Book Review: Disunited Kingdom, by Iain MacWhirter


Disunited KindgomIt has been almost a year since the referendum and I have only just gotten around to reading this book, one of the first to come up following the No vote and the acceptance that Scotland would, for the time being at least, remain part of the UK.

MacWhirter is a well-known name in Scottish political journalism with a decent swathe of credentials. He was unashamedly a Yes supporter, but prefers the concepts of federal UK. Therefore, it is important to note when you are reading this that there has to be an inherent sense of bias in some of the reporting.

The purpose of the book is to look at the campaigns, Yes & No, and to see what the future may hold. MacWhirter is scathing in his review of the Yes campaign, implying that it was poorly led, poorly managed and actually an obstruction to the movement for separation. I was surprised at this. He points out that the late race groundswell to Yes was achieved not by great organisation from the central power, but rather from the hearts and minds won by the various Yes campaigns which rose; and the way in which these movements added colour to a moment in time which will be studied for years to come.

He doesn’t hold back in his criticism of the MSM which was almost 100% in favour of No. In particular the Daily Record – a publication whose circulation is dropping like a dying centurion – is railed against.
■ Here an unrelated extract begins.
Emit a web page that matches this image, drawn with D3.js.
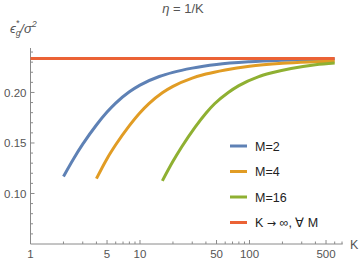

He commends Darling and Brown’s performances at times in the campaign. He is equally praiseworthy and cautionary on the Salmond effect and he dissects the campaigns well, and I think fairly, to show where things could have/should have/will next time, be done better.

He goes on to foreshadow the SNP’s massive win at the recent GE2015. He points out that Sturgeon will be much more pragmatic and tactical than Salmond and he doesn’t believe the Yes campaign is by any means done yet. There are a fair few sage observations from what would happen in the year after the referendum. And it is worth reading for this alone.

A decent review of a year in which Scotland was at the centre of the political world, and one that is easy to read, understand and relate to.